### Goal of the exercise
Provide an exact copy of the data, excluding the images.

### Collected material

::::

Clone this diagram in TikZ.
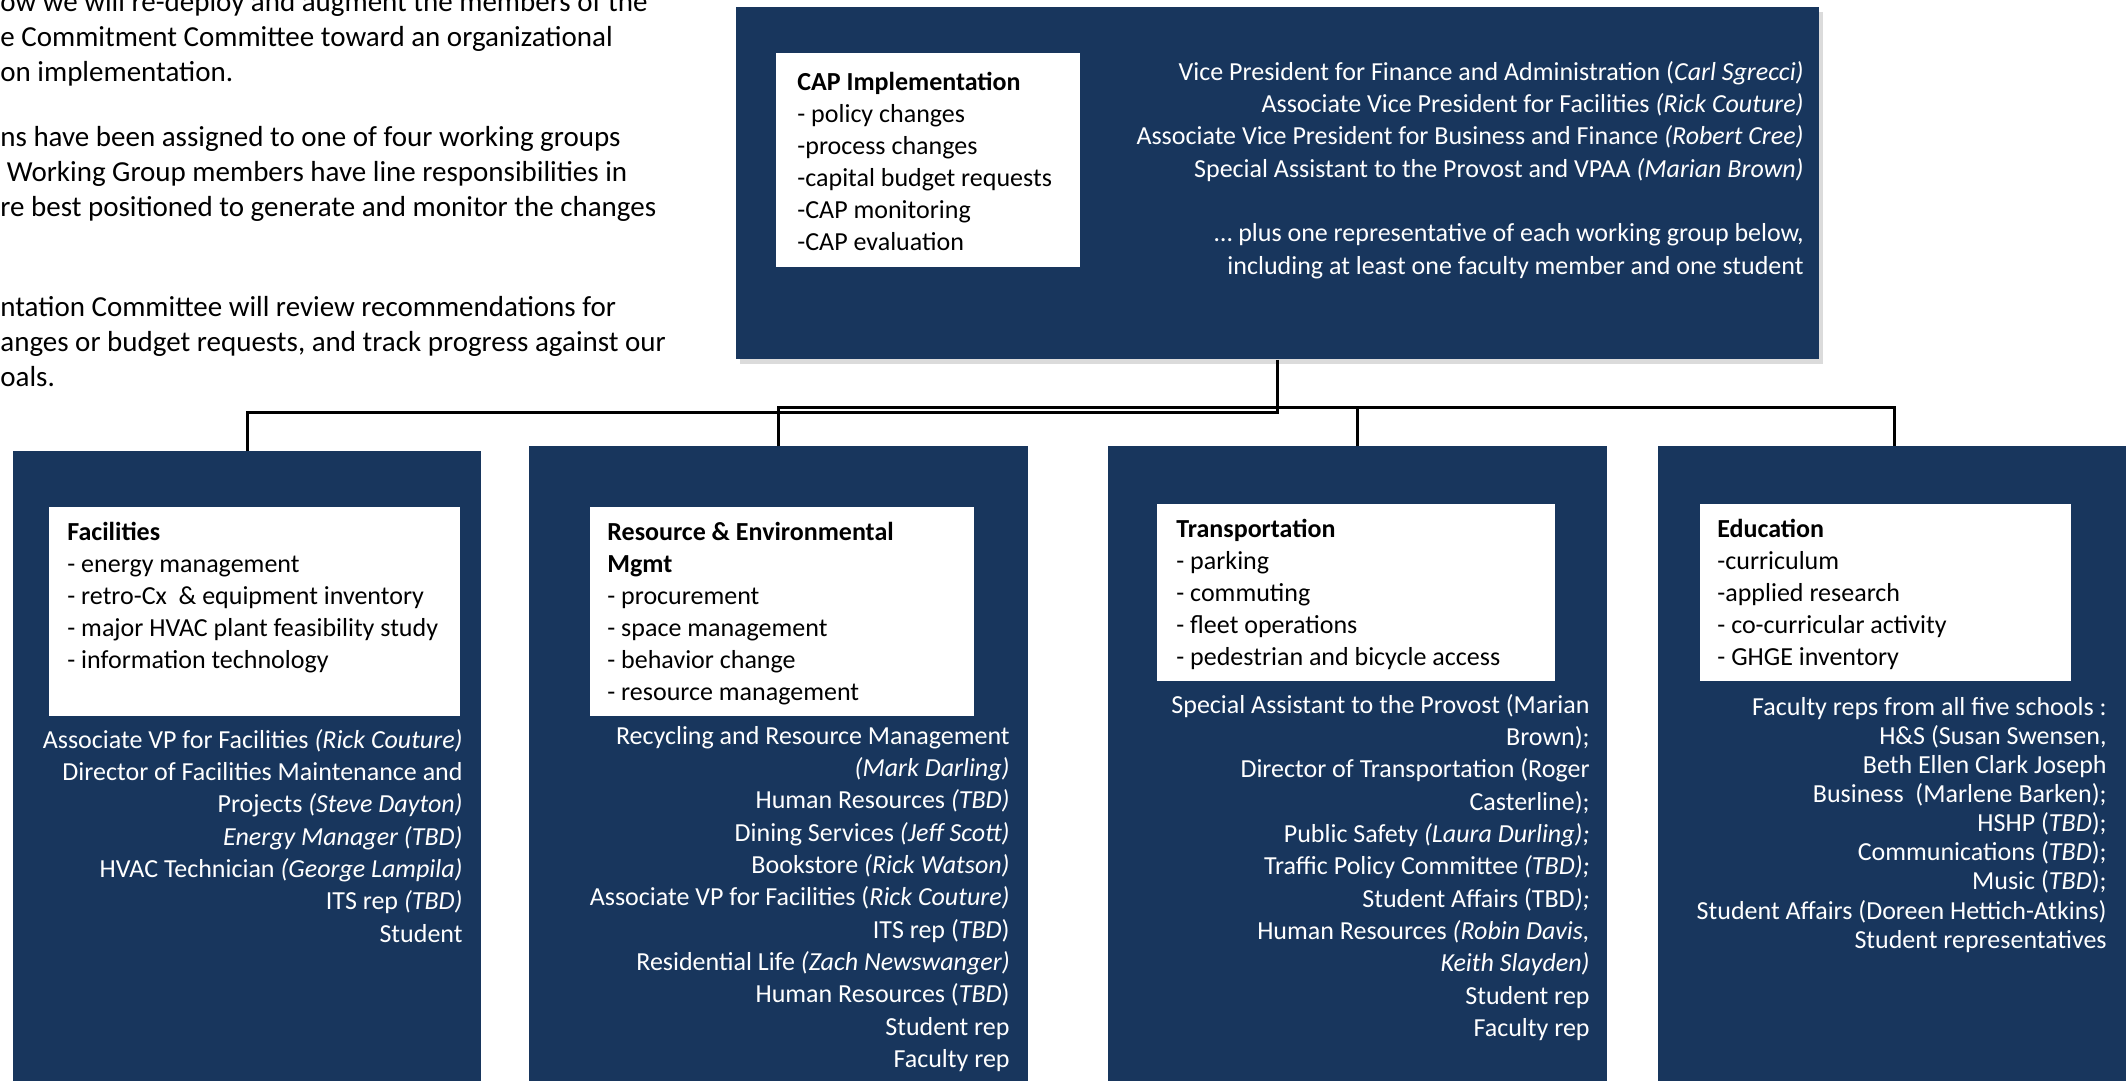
\documentclass[tikz,border=0pt]{standalone}
\usepackage{fontspec}
\setmainfont{Carlito}
\usetikzlibrary{shadows}
\definecolor{navy}{RGB}{24,54,93}
\newcommand\mysz{\fontsize{13}{16.15}\selectfont}
\newcommand\myszb{\fontsize{13}{16}\selectfont}
\newcommand\myszc{\fontsize{13}{14.55}\selectfont}
\newcommand\myszp{\fontsize{14.5}{17.5}\selectfont}
\begin{document}
\begin{tikzpicture}[x=0.5pt,y=-0.5pt,
  darkbox/.style={draw=none,fill=navy,inner sep=0pt,anchor=north west},
  whitebox/.style={draw=none,fill=white,inner sep=0pt,anchor=north west},
  wtext/.style={inner sep=0pt,anchor=north west,align=left,text=black},
  mtext/.style={inner sep=0pt,anchor=north east,align=right,text=white},
  ptext/.style={inner sep=0pt,anchor=north west,align=left,text=black,font=\myszp},
  conn/.style={line width=1.5pt,draw=black},
]
\useasboundingbox (0,0) rectangle (2126,1081);
\clip (0,0) rectangle (2126,1081);
\fill[white] (0,0) rectangle (2126,1081);

% left paragraph (cut by the page edge)
\node[ptext] (p1) at (0,-13.5) {\strut ow we will re-deploy and augment the members of the\\e Commitment Committee toward an organizational\\on implementation.};
\node[ptext] (p2) at (0,121.5) {\strut ns have been assigned to one of four working groups\\\ Working Group members have line responsibilities in\\re best positioned to generate and monitor the changes};
\node[ptext] (p3) at (0,291.5) {\strut ntation Committee will review recommendations for\\anges or budget requests, and track progress against our\\oals.};

% top box
\node[darkbox, minimum width=541.5pt, minimum height=176pt,
      drop shadow={shadow xshift=2pt, shadow yshift=-2.5pt, fill=black!40, opacity=0.35}] (top) at (736,7) {};
\node[whitebox, minimum width=152pt, minimum height=107pt] (capbox) at (776,53) {};
\node[wtext, font=\myszb] (captxt) at (797,67.6) {\strut\textbf{CAP Implementation}\\- policy changes\\-process changes\\-capital budget requests\\-CAP monitoring\\-CAP evaluation};
\node[mtext, font=\mysz] (toptxt) at (1804,57.3) {\strut Vice President for Finance and Administration (\textit{Carl Sgrecci)}\\Associate Vice President for Facilities \textit{(Rick Couture)}\\Associate Vice President for Business and Finance \textit{(Robert Cree)}\\Special Assistant to the Provost and VPAA \textit{(Marian Brown)}\\[16.15pt]… plus one representative of each working group below,\\including at least one faculty member and one student};

% bottom boxes
\node[darkbox, minimum width=234pt, minimum height=322pt] (b1) at (13,451) {};
\node[darkbox, minimum width=249.5pt, minimum height=324.5pt] (b2) at (529,446) {};
\node[darkbox, minimum width=249.5pt, minimum height=324.5pt] (b3) at (1108,446) {};
\node[darkbox, minimum width=236pt, minimum height=324.5pt] (b4) at (1658,446) {};

% connectors
\coordinate (busA) at (0,412);
\coordinate (busB) at (0,407);
\draw[conn] (top.south) -- (top.south |- busA) -| (b1.north);
\draw[conn] (b2.north) -- (b2.north |- busB) -| (b4.north);
\draw[conn] (b3.north) -- (b3.north |- busB);

% Facilities
\node[whitebox, minimum width=205.5pt, minimum height=104.5pt] (w1) at (49,507) {};
\node[wtext, font=\myszb] (w1txt) at (67,517.6) {\strut\textbf{Facilities}\\- energy management\\- retro-Cx\ \ \& equipment inventory\\- major HVAC plant feasibility study\\- information technology};
\node[mtext, font=\mysz] (m1) at (463,725.3) {\strut Associate VP for Facilities \textit{(Rick Couture)}\\Director of Facilities Maintenance and\\Projects \textit{(Steve Dayton)}\\\textit{Energy Manager (TBD)}\\HVAC Technician \textit{(George Lampila)}\\ITS rep \textit{(TBD)}\\Student};

% Resource & Environmental Mgmt
\node[whitebox, minimum width=192pt, minimum height=104.5pt] (w2) at (590,507) {};
\node[wtext, font=\myszb] (w2txt) at (607,517.6) {\strut\textbf{Resource \& Environmental}\\\textbf{Mgmt}\\- procurement\\- space management\\- behavior change\\- resource management};
\node[mtext, font=\mysz] (m2) at (1010,721.3) {\strut Recycling and Resource Management\\\textit{(Mark Darling)}\\Human Resources \textit{(TBD)}\\Dining Services \textit{(Jeff Scott)}\\Bookstore \textit{(Rick Watson)}\\Associate VP for Facilities (\textit{Rick Couture)}\\ITS rep (\textit{TBD})\\Residential Life \textit{(Zach Newswanger)}\\Human Resources (\textit{TBD})\\Student rep\\Faculty rep};

% Transportation
\node[whitebox, minimum width=199pt, minimum height=88.5pt] (w3) at (1157,504) {};
\node[wtext, font=\myszb] (w3txt) at (1176,514.6) {\strut\textbf{Transportation}\\- parking\\- commuting\\- fleet operations\\- pedestrian and bicycle access};
\node[mtext, font=\mysz] (m3) at (1590,690.3) {\strut Special Assistant to the Provost (Marian\\Brown);\\Director of Transportation (Roger\\Casterline);\\Public Safety \textit{(Laura Durling);}\\Traffic Policy Committee \textit{(TBD);}\\Student Affairs (TBD\textit{);}\\Human Resources \textit{(Robin Davis,}\\\textit{Keith Slayden)}\\Student rep\\Faculty rep};

% Education
\node[whitebox, minimum width=185.5pt, minimum height=88.5pt] (w4) at (1700,504) {};
\node[wtext, font=\myszb] (w4txt) at (1717,514.6) {\strut\textbf{Education}\\-curriculum\\-applied research\\- co-curricular activity\\- GHGE inventory};
\node[mtext, font=\myszc] (m4) at (2107,694.6) {\strut Faculty reps from all five schools :\\H\&S (Susan Swensen,\\Beth Ellen Clark Joseph\\Business\ \ (Marlene Barken);\\HSHP (\textit{TBD});\\Communications (\textit{TBD});\\Music (\textit{TBD});\\Student Affairs (Doreen Hettich-Atkins)\\Student representatives};
\end{tikzpicture}
\end{document}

::::

### Answer to the exercise
Clone this diagram in TikZ.
\documentclass[tikz,border=0pt]{standalone}
\usepackage{fontspec}
\setmainfont{Carlito}
\usetikzlibrary{shadows}
\definecolor{navy}{RGB}{24,54,93}
\newcommand\mysz{\fontsize{13}{16.15}\selectfont}
\newcommand\myszb{\fontsize{13}{16}\selectfont}
\newcommand\myszc{\fontsize{13}{14.55}\selectfont}
\newcommand\myszp{\fontsize{14.5}{17.5}\selectfont}
\begin{document}
\begin{tikzpicture}[x=0.5pt,y=-0.5pt,
  darkbox/.style={draw=none,fill=navy,inner sep=0pt,anchor=north west},
  whitebox/.style={draw=none,fill=white,inner sep=0pt,anchor=north west},
  wtext/.style={inner sep=0pt,anchor=north west,align=left,text=black},
  mtext/.style={inner sep=0pt,anchor=north east,align=right,text=white},
  ptext/.style={inner sep=0pt,anchor=north west,align=left,text=black,font=\myszp},
  conn/.style={line width=1.5pt,draw=black},
]
\useasboundingbox (0,0) rectangle (2126,1081);
\clip (0,0) rectangle (2126,1081);
\fill[white] (0,0) rectangle (2126,1081);

% left paragraph (cut by the page edge)
\node[ptext] (p1) at (0,-13.5) {\strut ow we will re-deploy and augment the members of the\\e Commitment Committee toward an organizational\\on implementation.};
\node[ptext] (p2) at (0,121.5) {\strut ns have been assigned to one of four working groups\\\ Working Group members have line responsibilities in\\re best positioned to generate and monitor the changes};
\node[ptext] (p3) at (0,291.5) {\strut ntation Committee will review recommendations for\\anges or budget requests, and track progress against our\\oals.};

% top box
\node[darkbox, minimum width=541.5pt, minimum height=176pt,
      drop shadow={shadow xshift=2pt, shadow yshift=-2.5pt, fill=black!40, opacity=0.35}] (top) at (736,7) {};
\node[whitebox, minimum width=152pt, minimum height=107pt] (capbox) at (776,53) {};
\node[wtext, font=\myszb] (captxt) at (797,67.6) {\strut\textbf{CAP Implementation}\\- policy changes\\-process changes\\-capital budget requests\\-CAP monitoring\\-CAP evaluation};
\node[mtext, font=\mysz] (toptxt) at (1804,57.3) {\strut Vice President for Finance and Administration (\textit{Carl Sgrecci)}\\Associate Vice President for Facilities \textit{(Rick Couture)}\\Associate Vice President for Business and Finance \textit{(Robert Cree)}\\Special Assistant to the Provost and VPAA \textit{(Marian Brown)}\\[16.15pt]… plus one representative of each working group below,\\including at least one faculty member and one student};

% bottom boxes
\node[darkbox, minimum width=234pt, minimum height=322pt] (b1) at (13,451) {};
\node[darkbox, minimum width=249.5pt, minimum height=324.5pt] (b2) at (529,446) {};
\node[darkbox, minimum width=249.5pt, minimum height=324.5pt] (b3) at (1108,446) {};
\node[darkbox, minimum width=236pt, minimum height=324.5pt] (b4) at (1658,446) {};

% connectors
\coordinate (busA) at (0,412);
\coordinate (busB) at (0,407);
\draw[conn] (top.south) -- (top.south |- busA) -| (b1.north);
\draw[conn] (b2.north) -- (b2.north |- busB) -| (b4.north);
\draw[conn] (b3.north) -- (b3.north |- busB);

% Facilities
\node[whitebox, minimum width=205.5pt, minimum height=104.5pt] (w1) at (49,507) {};
\node[wtext, font=\myszb] (w1txt) at (67,517.6) {\strut\textbf{Facilities}\\- energy management\\- retro-Cx\ \ \& equipment inventory\\- major HVAC plant feasibility study\\- information technology};
\node[mtext, font=\mysz] (m1) at (463,725.3) {\strut Associate VP for Facilities \textit{(Rick Couture)}\\Director of Facilities Maintenance and\\Projects \textit{(Steve Dayton)}\\\textit{Energy Manager (TBD)}\\HVAC Technician \textit{(George Lampila)}\\ITS rep \textit{(TBD)}\\Student};

% Resource & Environmental Mgmt
\node[whitebox, minimum width=192pt, minimum height=104.5pt] (w2) at (590,507) {};
\node[wtext, font=\myszb] (w2txt) at (607,517.6) {\strut\textbf{Resource \& Environmental}\\\textbf{Mgmt}\\- procurement\\- space management\\- behavior change\\- resource management};
\node[mtext, font=\mysz] (m2) at (1010,721.3) {\strut Recycling and Resource Management\\\textit{(Mark Darling)}\\Human Resources \textit{(TBD)}\\Dining Services \textit{(Jeff Scott)}\\Bookstore \textit{(Rick Watson)}\\Associate VP for Facilities (\textit{Rick Couture)}\\ITS rep (\textit{TBD})\\Residential Life \textit{(Zach Newswanger)}\\Human Resources (\textit{TBD})\\Student rep\\Faculty rep};

% Transportation
\node[whitebox, minimum width=199pt, minimum height=88.5pt] (w3) at (1157,504) {};
\node[wtext, font=\myszb] (w3txt) at (1176,514.6) {\strut\textbf{Transportation}\\- parking\\- commuting\\- fleet operations\\- pedestrian and bicycle access};
\node[mtext, font=\mysz] (m3) at (1590,690.3) {\strut Special Assistant to the Provost (Marian\\Brown);\\Director of Transportation (Roger\\Casterline);\\Public Safety \textit{(Laura Durling);}\\Traffic Policy Committee \textit{(TBD);}\\Student Affairs (TBD\textit{);}\\Human Resources \textit{(Robin Davis,}\\\textit{Keith Slayden)}\\Student rep\\Faculty rep};

% Education
\node[whitebox, minimum width=185.5pt, minimum height=88.5pt] (w4) at (1700,504) {};
\node[wtext, font=\myszb] (w4txt) at (1717,514.6) {\strut\textbf{Education}\\-curriculum\\-applied research\\- co-curricular activity\\- GHGE inventory};
\node[mtext, font=\myszc] (m4) at (2107,694.6) {\strut Faculty reps from all five schools :\\H\&S (Susan Swensen,\\Beth Ellen Clark Joseph\\Business\ \ (Marlene Barken);\\HSHP (\textit{TBD});\\Communications (\textit{TBD});\\Music (\textit{TBD});\\Student Affairs (Doreen Hettich-Atkins)\\Student representatives};
\end{tikzpicture}
\end{document}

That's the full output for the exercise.